Dan saat sendirian melaju, sangat kencang terasa terpaan angin dari arah depan yang memerlukan tenaga ekstra untuk bisa terus bersepeda dengan cepat. Lewat Delanggu, masuk ke Klaten yang sedang menutup jalannya dari kendaraan bermotor untuk car free day…ramai banget di Klaten. Keluar dari Klaten, terlihat mas Herman yang tadi di rombongan depan sedang berjalan perlahan-lahan dan berhasil kulampaui, namun rombongan besar yang di depan belum terlihat juga, begitu juga rombongan besar di belakang, belum nampak juga…jadi ya masih tetap, terkatung, gantung di tengah dua rombongan besar.
Sekitar 10 km sebelum Prambanan, lokasi penjemputan rombongan, mas Agus mengejarku, dan menanyakan rombongan depan, aku jawab, sudah agak jauh mas…dari tadi sudah nggak kelihatan lagi…Dan Mas Agus menolongku dengan menjadi tameng anginku, dan aku gowes nempel ketat di belakang mas Agus dengan kecepatan yang lebih tinggi dibanding saat sendirian tadi, dan memang lebih ringan bersepeda seperti ini..istilahnya ..ditarik…..
Tiba-tiba terdengar bunyi sirine PJR di belakang, weh..hebat juga rombongan belakang bisa kenceng mengejar kami berdua, ok..ok…kami akan masuk rombongan besar yang di belakang.
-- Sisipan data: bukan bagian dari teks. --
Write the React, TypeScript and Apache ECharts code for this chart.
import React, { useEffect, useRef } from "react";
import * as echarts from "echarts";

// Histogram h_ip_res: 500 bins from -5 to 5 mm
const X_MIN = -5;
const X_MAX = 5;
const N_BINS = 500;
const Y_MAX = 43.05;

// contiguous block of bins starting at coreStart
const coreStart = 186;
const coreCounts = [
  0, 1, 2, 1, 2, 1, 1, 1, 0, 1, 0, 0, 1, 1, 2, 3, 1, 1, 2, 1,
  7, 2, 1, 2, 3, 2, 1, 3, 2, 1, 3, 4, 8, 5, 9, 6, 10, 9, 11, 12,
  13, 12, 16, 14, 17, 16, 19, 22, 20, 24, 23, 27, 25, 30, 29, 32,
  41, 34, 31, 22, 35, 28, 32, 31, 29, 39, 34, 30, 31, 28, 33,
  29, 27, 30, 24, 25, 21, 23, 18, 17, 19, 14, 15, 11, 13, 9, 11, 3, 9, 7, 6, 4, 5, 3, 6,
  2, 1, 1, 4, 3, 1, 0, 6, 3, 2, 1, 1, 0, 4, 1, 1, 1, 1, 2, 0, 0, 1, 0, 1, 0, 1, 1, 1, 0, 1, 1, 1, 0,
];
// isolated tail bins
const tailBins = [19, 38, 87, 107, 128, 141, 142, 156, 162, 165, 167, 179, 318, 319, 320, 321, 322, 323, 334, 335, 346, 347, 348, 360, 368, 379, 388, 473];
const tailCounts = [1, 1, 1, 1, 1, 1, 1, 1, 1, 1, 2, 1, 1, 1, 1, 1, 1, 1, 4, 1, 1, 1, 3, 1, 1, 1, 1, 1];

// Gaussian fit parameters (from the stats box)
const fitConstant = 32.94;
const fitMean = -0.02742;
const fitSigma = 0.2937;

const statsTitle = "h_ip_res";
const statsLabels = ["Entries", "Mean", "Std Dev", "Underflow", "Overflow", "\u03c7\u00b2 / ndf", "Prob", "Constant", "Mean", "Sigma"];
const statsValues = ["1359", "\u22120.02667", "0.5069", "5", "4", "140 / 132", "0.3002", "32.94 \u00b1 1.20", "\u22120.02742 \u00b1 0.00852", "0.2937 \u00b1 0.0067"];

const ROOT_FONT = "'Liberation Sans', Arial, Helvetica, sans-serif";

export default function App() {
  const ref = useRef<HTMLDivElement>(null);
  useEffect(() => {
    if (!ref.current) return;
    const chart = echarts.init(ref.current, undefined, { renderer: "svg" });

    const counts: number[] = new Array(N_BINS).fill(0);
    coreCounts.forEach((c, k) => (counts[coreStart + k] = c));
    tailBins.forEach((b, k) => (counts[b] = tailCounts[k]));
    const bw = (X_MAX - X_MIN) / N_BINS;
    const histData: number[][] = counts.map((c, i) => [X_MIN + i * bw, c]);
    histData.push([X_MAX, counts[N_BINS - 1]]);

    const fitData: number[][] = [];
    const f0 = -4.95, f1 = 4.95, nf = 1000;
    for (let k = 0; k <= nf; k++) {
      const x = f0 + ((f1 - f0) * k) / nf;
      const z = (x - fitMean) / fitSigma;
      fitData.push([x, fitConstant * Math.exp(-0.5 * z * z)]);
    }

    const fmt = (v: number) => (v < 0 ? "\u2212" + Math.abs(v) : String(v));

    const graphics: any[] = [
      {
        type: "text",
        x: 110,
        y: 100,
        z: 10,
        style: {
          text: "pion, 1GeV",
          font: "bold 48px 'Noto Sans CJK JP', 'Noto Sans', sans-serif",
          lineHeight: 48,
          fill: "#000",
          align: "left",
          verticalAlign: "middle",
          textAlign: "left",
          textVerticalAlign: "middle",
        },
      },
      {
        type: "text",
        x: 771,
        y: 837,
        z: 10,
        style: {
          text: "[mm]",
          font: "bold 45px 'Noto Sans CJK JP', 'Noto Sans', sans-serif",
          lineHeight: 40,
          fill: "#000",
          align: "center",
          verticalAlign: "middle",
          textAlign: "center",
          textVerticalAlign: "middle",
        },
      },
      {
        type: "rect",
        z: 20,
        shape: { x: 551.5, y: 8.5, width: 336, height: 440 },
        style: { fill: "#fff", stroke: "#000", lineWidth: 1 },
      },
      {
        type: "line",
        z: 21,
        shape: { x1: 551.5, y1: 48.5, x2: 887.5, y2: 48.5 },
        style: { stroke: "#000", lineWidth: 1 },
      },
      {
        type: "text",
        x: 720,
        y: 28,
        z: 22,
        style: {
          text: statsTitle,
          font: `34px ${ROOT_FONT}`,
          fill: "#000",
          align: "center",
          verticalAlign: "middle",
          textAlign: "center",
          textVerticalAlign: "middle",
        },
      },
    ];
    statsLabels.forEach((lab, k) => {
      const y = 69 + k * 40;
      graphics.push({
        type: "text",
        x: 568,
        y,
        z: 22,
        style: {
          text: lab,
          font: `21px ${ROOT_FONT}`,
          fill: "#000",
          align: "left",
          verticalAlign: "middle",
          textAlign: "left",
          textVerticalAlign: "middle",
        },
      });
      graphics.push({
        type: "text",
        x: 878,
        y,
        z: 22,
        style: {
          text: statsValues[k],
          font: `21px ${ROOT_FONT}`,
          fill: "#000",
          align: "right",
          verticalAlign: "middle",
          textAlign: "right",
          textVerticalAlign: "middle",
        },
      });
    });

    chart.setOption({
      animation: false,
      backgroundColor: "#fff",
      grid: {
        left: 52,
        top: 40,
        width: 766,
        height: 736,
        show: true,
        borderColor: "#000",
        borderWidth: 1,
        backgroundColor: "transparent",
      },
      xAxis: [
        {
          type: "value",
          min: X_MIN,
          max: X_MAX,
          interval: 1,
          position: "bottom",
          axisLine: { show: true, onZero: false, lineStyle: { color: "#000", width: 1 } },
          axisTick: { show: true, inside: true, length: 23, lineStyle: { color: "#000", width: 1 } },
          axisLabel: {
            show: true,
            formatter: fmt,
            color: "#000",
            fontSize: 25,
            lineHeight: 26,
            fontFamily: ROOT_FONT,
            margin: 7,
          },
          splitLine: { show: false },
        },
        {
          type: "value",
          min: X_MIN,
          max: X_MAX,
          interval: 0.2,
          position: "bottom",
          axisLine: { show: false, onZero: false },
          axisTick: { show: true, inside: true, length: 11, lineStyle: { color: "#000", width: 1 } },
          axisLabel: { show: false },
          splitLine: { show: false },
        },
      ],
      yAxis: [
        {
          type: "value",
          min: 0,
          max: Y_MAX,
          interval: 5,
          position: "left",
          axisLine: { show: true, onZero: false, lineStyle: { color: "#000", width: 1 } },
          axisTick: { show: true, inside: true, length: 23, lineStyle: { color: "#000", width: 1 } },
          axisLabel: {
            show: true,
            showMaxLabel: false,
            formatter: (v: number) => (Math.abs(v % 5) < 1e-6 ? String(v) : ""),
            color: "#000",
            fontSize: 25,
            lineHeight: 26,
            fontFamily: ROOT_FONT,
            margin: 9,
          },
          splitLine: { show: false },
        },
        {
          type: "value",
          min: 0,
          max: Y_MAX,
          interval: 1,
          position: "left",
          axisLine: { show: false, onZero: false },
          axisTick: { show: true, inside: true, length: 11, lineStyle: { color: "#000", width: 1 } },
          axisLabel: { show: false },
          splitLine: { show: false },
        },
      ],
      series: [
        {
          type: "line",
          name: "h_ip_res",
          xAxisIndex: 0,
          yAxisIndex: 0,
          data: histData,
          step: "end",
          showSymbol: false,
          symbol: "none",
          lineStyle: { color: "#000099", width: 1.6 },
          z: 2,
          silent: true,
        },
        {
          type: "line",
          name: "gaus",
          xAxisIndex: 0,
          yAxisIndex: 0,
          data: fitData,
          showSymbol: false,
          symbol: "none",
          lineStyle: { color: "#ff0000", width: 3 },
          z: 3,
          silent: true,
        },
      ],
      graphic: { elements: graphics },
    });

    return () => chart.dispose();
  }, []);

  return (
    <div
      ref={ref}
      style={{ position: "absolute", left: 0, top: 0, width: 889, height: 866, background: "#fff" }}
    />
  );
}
Ups….badhalah….persis di belakang mobil PJR yang meraung-raung, ketat menempel mas Fanny Gunawan dan beberapa teman yang tadi kukuntit sampai Delanggu…ternyata rombongan yang mengejar kami ini adalah rombongan besar yang tadi berada di depanku.
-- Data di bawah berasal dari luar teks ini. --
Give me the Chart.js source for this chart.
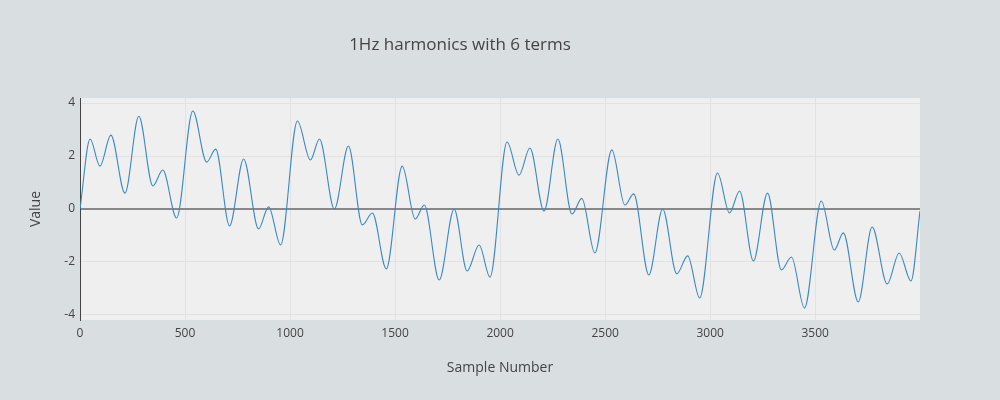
<!DOCTYPE html>
<html><head><meta charset="utf-8">
<script src="https://cdn.jsdelivr.net/npm/chart.js@4"></script>
<style>html,body{margin:0;padding:0;background:#d9dee1;}#c{display:block;}</style>
</head><body>
<canvas id="c" width="1000" height="400"></canvas>
<script>
// Extrema (sample number, value)
const sampleNumbers = [0,48,95,147,214,280,347,394,460,537,603,646,712,779,850,898,955,1035,1097,1140,1211,1278,1344,1392,1458,1534,1596,1639,1710,1781,1843,1900,1952,2033,2090,2142,2209,2275,2342,2389,2451,2532,2594,2636,2708,2774,2841,2893,2950,3035,3092,3140,3206,3273,3339,3387,3449,3529,3591,3634,3705,3771,3843,3900,3956,3999];
const values = [0,2.64,1.62,2.79,0.6,3.5,0.87,1.47,-0.34,3.7,1.77,2.26,-0.64,1.89,-0.75,0.08,-1.36,3.32,1.85,2.64,0,2.38,-0.6,-0.15,-2.26,1.62,-0.38,0.15,-2.68,0,-2.34,-1.36,-2.57,2.53,1.28,2.3,-0.08,2.64,-0.19,0.4,-1.66,2.23,0.15,0.57,-2.49,0,-2.45,-1.77,-3.36,1.36,-0.15,0.68,-1.96,0.6,-2.3,-1.81,-3.74,0.3,-1.55,-0.9,-3.51,-0.68,-2.83,-1.66,-2.72,-0.08];
const xTicks = [0,500,1000,1500,2000,2500,3000,3500];
const yTicks = [-4,-2,0,2,4];

const bgPlugin = {id:'bg', beforeDraw(ch){const a=ch.chartArea,c=ch.ctx;c.save();c.fillStyle='#efefef';c.fillRect(a.left,a.top,a.right-a.left,a.bottom-a.top);c.restore();}};
new Chart(document.getElementById('c'),{
 type:'scatter',
 data:{datasets:[{data:sampleNumbers.map((x,i)=>({x,y:values[i]})),showLine:true,pointRadius:0,borderColor:'#3a87c8',borderWidth:1.1,cubicInterpolationMode:'monotone'}]},
 plugins:[bgPlugin],
 options:{responsive:false,animation:false,devicePixelRatio:1,
  layout:{padding:{left:0,right:80,top:0,bottom:0}},
  plugins:{legend:{display:false},tooltip:{enabled:false},
   title:{display:true,text:'1Hz harmonics with 6 terms',color:'#444',font:{family:'Open Sans',size:17,weight:'normal'},padding:{top:35,bottom:42.6}}},
  scales:{
   x:{type:'linear',min:0,max:3999,afterFit(s){s.height=80;},
      afterBuildTicks(s){s.ticks=xTicks.map(v=>({value:v}));},
      grid:{color:'#e2e2e2',drawTicks:false},border:{display:false},
      ticks:{color:'#444',font:{family:'Open Sans',size:12},padding:6,maxRotation:0,callback:v=>String(v)},
      title:{display:true,text:'Sample Number',color:'#444',font:{family:'Open Sans',size:14},padding:{top:24,bottom:24}}},
   y:{min:-4.19,max:4.19,afterFit(s){s.width=80;},
      afterBuildTicks(s){s.ticks=yTicks.map(v=>({value:v}));},
      grid:{color:c=>c.tick&&c.tick.value===0?'#888':'#e2e2e2',lineWidth:c=>c.tick&&c.tick.value===0?2:1,drawTicks:false},
      border:{display:true,color:'#444',width:1},
      ticks:{color:'#444',font:{family:'Open Sans',size:12},padding:5,callback:v=>String(v)},
      title:{display:true,text:'Value',color:'#444',font:{family:'Open Sans',size:14},padding:{top:28,bottom:0}}}
  }}
});
</script></body></html>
Saya lihat mas Fanny menengok kami berdua, mungkin dalam hati mas Fanny bertanya-tanya…Lho-lho-lho..siapa pula ini yang sudah berada di depan..Dan saya pun sangat terkejut, koq bisa-bisanya kami berada di depan rombongan pertama. Dan dengan sigap segera kutancap pedal sepeda mengikuti rombongan besar pertama ini, dan masuk Prambanan menemui para penjemput dari Yogya sebagai bagian dari rombongan yang pertama masuk.
Pertanyaan itu terjawab tuntas sesampai di Prambanan dan ngobrol-ngobrol, ternyata rombongan depan tadi, saat memasuki kota Klaten, memilih belok kiri melewati jalan bypass Klaten karena mobil PJR tidak bisa masuk ke kota Klaten karena sedang ada kegiatan car free day, dan di tambah lagi dengan istirahat beberapa saat. Sedangkan aku lanjut masuk menerobos ke kota Klaten, meskipun jalan sangat perlahan-lahan karena keramaian kota Klaten di pagi itu, dan berjalan terus tanpa istirahat….wal hasil saya bisa berada di depan rombongan besar……. bukan taktik Siput berlomba dengan sang Kancil, yang mengerahkan ribuan siput berjajar-jajar di sepanjang jalur perlombaan. Secara keseluruhan, beragamnya peserta Audax 64 UGM ini dari segi kekuatan dan kemampuan sama sekali tidak menghalangi kebersamaan, seia sekata untuk menyelesaikan Audax 64 UGM ini dengan baik dan penuh persahabatan. Masing-masing berlomba dengan diri sendiri untuk menyelesaikannya.